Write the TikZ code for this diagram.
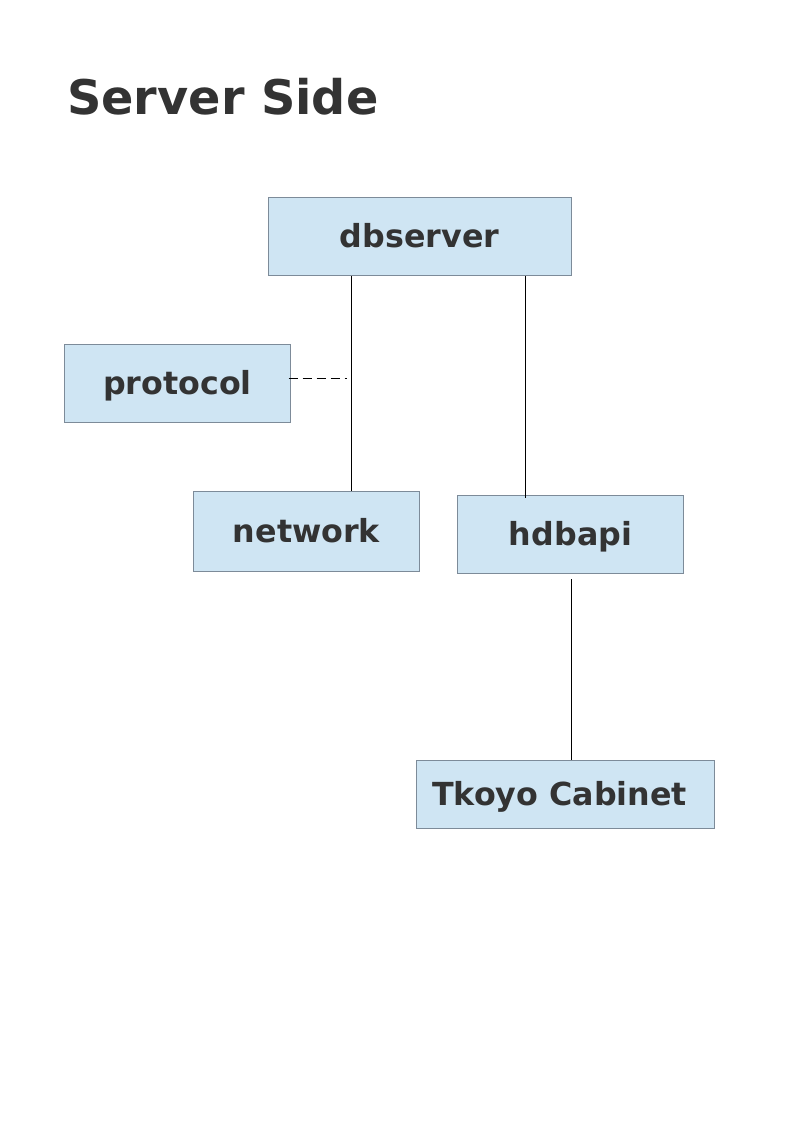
\documentclass[tikz,border=0pt]{standalone}
\usepackage{fontspec}
\setmainfont{DejaVu Sans}
\usepackage{tikz}
\usetikzlibrary{shapes,arrows}
\definecolor{fondo}{HTML}{CFE5F3}
\definecolor{bordo}{HTML}{7D8B99}
\definecolor{scritta}{HTML}{333333}
\tikzstyle{modulo} = [rectangle, draw=bordo, fill=fondo, line width=0.75pt,
    text=scritta, font=\fontsize{23.8}{28}\selectfont\bfseries,
    text height=18pt, text depth=1.5pt,
    minimum width=170pt, minimum height=59pt, inner sep=0pt]
\tikzstyle{legame} = [draw=black, line width=0.75pt]

\begin{document}
\begin{tikzpicture}[x=0.75pt, y=-0.75pt]
  \useasboundingbox (0,0) rectangle (794,1123);
  \node [anchor=base west, text=scritta, inner sep=0pt,
    font=\fontsize{35.8}{42}\selectfont\bfseries] (titolo) at (67,114.5) {Server Side};

  \node [modulo, minimum width=227.25pt] (dbserver) at (419.5,236.5) {dbserver};
  \node [modulo] (protocol) at (177.5,383.5) {protocol};
  \node [modulo, minimum height=60pt] (network) at (306.5,531) {network};
  \node [modulo] (hdbapi) at (570.5,534.5) {hdbapi};
  \node [modulo, minimum width=223.5pt, minimum height=51pt] (tkoyo) at (565,794)
    {\hspace*{-8pt}Tkoyo Cabinet};

  % punti di aggancio
  \coordinate (asse1) at (351,0);
  \coordinate (asse2) at (525,0);
  \coordinate (asse3) at (571,0);
  \coordinate (tratto) at (347,378);

  \draw [legame] (dbserver.south -| asse1) -- (network.north -| asse1);
  \draw [legame] (dbserver.south -| asse2) -- ([yshift=-2.5pt]hdbapi.north -| asse2);
  \draw [legame] ([yshift=-3.5pt]hdbapi.south -| asse3) -- (tkoyo.north -| asse3);
  \draw [legame, line width=0.6pt, dash pattern=on 7pt off 3.5pt]
    ([xshift=-2pt]protocol.east |- tratto) -- (tratto);

\end{tikzpicture}
\end{document}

+ + + + + + +

Brief.
Restate exactly, please, only the lines between the start of the data and the line containing "(titolo) at (67,114.5)", both ends included, skipping the pictures.

Answer to this exercise.
Write the TikZ code for this diagram.
\documentclass[tikz,border=0pt]{standalone}
\usepackage{fontspec}
\setmainfont{DejaVu Sans}
\usepackage{tikz}
\usetikzlibrary{shapes,arrows}
\definecolor{fondo}{HTML}{CFE5F3}
\definecolor{bordo}{HTML}{7D8B99}
\definecolor{scritta}{HTML}{333333}
\tikzstyle{modulo} = [rectangle, draw=bordo, fill=fondo, line width=0.75pt,
    text=scritta, font=\fontsize{23.8}{28}\selectfont\bfseries,
    text height=18pt, text depth=1.5pt,
    minimum width=170pt, minimum height=59pt, inner sep=0pt]
\tikzstyle{legame} = [draw=black, line width=0.75pt]

\begin{document}
\begin{tikzpicture}[x=0.75pt, y=-0.75pt]
  \useasboundingbox (0,0) rectangle (794,1123);
  \node [anchor=base west, text=scritta, inner sep=0pt,
    font=\fontsize{35.8}{42}\selectfont\bfseries] (titolo) at (67,114.5) {Server Side};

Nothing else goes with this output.